** start PROVIDED DATA **
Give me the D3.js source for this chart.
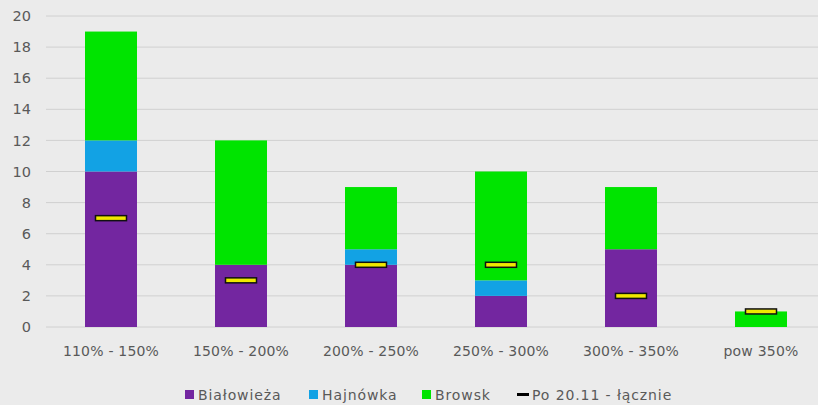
<!DOCTYPE html>
<html>
<head>
<meta charset="utf-8">
<script src="https://cdn.jsdelivr.net/npm/d3@7"></script>
<style>
  body { margin: 0; background: #ebebeb; }
  svg { display: block; font-family: "DejaVu Sans", sans-serif; }
</style>
</head>
<body>
<svg id="chart" width="818" height="405"></svg>
<script>
const categories = ["110% - 150%", "150% - 200%", "200% - 250%", "250% - 300%", "300% - 350%", "pow 350%"];
const bialowieza = [10, 4, 4, 2, 5, 0];
const hajnowka = [2, 0, 1, 1, 0, 0];
const browsk = [7, 8, 4, 7, 4, 1];
const po2011 = [7, 3, 4, 4, 2, 1];
const yTicks = [0, 2, 4, 6, 8, 10, 12, 14, 16, 18, 20];

const seriesNames = ["Białowieża", "Hajnówka", "Browsk"];
const colors = ["#7326a0", "#12a2e4", "#00e400"];

const WIDTH = 818;
const LEFT = 46;
const RIGHT = 826;
const TOP = 16;
const BOTTOM = 327;

const svg = d3.select("#chart");

const xScale = d3.scaleBand()
  .domain(categories)
  .range([LEFT, RIGHT])
  .paddingInner(0.6)
  .paddingOuter(0.3);

const yScale = d3.scaleLinear()
  .domain([0, 20])
  .range([BOTTOM, TOP]);

// grid lines
svg.append("g")
  .selectAll("line")
  .data(yTicks)
  .enter()
  .append("line")
  .attr("x1", LEFT)
  .attr("x2", WIDTH)
  .attr("y1", (d) => yScale(d))
  .attr("y2", (d) => yScale(d))
  .attr("stroke", "#d0d0d0")
  .attr("stroke-width", 1);

// y axis labels
const yAxis = d3.axisLeft(yScale).tickValues(yTicks).tickSize(0).tickPadding(15);
svg.append("g")
  .attr("transform", `translate(${LEFT}, 0)`)
  .call(yAxis)
  .call((g) => g.select(".domain").remove())
  .selectAll("text")
  .attr("fill", "#595959")
  .style("font-size", "14.5px")
  .style("font-family", "DejaVu Sans, sans-serif");

// stacked bars
const table = categories.map((c, i) => ({
  cat: c,
  "Białowieża": bialowieza[i],
  "Hajnówka": hajnowka[i],
  "Browsk": browsk[i],
}));
const stacked = d3.stack().keys(seriesNames)(table);

svg.append("g")
  .selectAll("g")
  .data(stacked)
  .enter()
  .append("g")
  .attr("fill", (d, i) => colors[i])
  .selectAll("rect")
  .data((d) => d)
  .enter()
  .append("rect")
  .attr("x", (d) => xScale(d.data.cat))
  .attr("width", xScale.bandwidth())
  .attr("y", (d) => yScale(d[1]))
  .attr("height", (d) => yScale(d[0]) - yScale(d[1]));

// markers "Po 20.11 - łącznie"
const MARK_W = 31;
const MARK_H = 5;
svg.append("g")
  .selectAll("rect")
  .data(po2011)
  .enter()
  .append("rect")
  .attr("x", (d, i) => xScale(categories[i]) + xScale.bandwidth() / 2 - MARK_W / 2)
  .attr("y", (d) => yScale(d) - MARK_H / 2)
  .attr("width", MARK_W)
  .attr("height", MARK_H)
  .attr("fill", "#f0e800")
  .attr("stroke", "#111")
  .attr("stroke-width", 1.5);

// x axis labels
const xAxis = d3.axisBottom(xScale).tickSize(0).tickPadding(19);
svg.append("g")
  .attr("transform", `translate(0, ${BOTTOM})`)
  .call(xAxis)
  .call((g) => g.select(".domain").remove())
  .selectAll("text")
  .attr("fill", "#595959")
  .style("font-size", "14px")
  .style("letter-spacing", "0.2px")
  .style("font-family", "DejaVu Sans, sans-serif");

// legend
const legendItems = [
  { name: "Białowieża", color: colors[0], type: "box", x: 185 },
  { name: "Hajnówka", color: colors[1], type: "box", x: 309 },
  { name: "Browsk", color: colors[2], type: "box", x: 422 },
  { name: "Po 20.11 - łącznie", color: "#000", type: "line", x: 517 },
];
const legend = svg.append("g").attr("transform", "translate(0, 394)");
legendItems.forEach((item) => {
  if (item.type === "box") {
    legend.append("rect")
      .attr("x", item.x)
      .attr("y", -4)
      .attr("width", 9)
      .attr("height", 9)
      .attr("fill", item.color);
  } else {
    legend.append("rect")
      .attr("x", item.x)
      .attr("y", -1)
      .attr("width", 12)
      .attr("height", 3)
      .attr("fill", item.color);
  }
  legend.append("text")
    .attr("x", item.type === "box" ? item.x + 13 : item.x + 15)
    .attr("y", 6)
    .text(item.name)
    .attr("fill", "#595959")
    .style("font-size", "14px")
    .style("letter-spacing", "0.9px");
});
</script>
</body>
</html>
** end PROVIDED DATA **
*EXERCISE REQUIREMENTS*
Repeat only the lines from the beginning of the material through the line containing "16, 18, 20];", both ends kept, leaving pictures out.

*SOLUTION*
Give me the D3.js source for this chart.
<!DOCTYPE html>
<html>
<head>
<meta charset="utf-8">
<script src="https://cdn.jsdelivr.net/npm/d3@7"></script>
<style>
  body { margin: 0; background: #ebebeb; }
  svg { display: block; font-family: "DejaVu Sans", sans-serif; }
</style>
</head>
<body>
<svg id="chart" width="818" height="405"></svg>
<script>
const categories = ["110% - 150%", "150% - 200%", "200% - 250%", "250% - 300%", "300% - 350%", "pow 350%"];
const bialowieza = [10, 4, 4, 2, 5, 0];
const hajnowka = [2, 0, 1, 1, 0, 0];
const browsk = [7, 8, 4, 7, 4, 1];
const po2011 = [7, 3, 4, 4, 2, 1];
const yTicks = [0, 2, 4, 6, 8, 10, 12, 14, 16, 18, 20];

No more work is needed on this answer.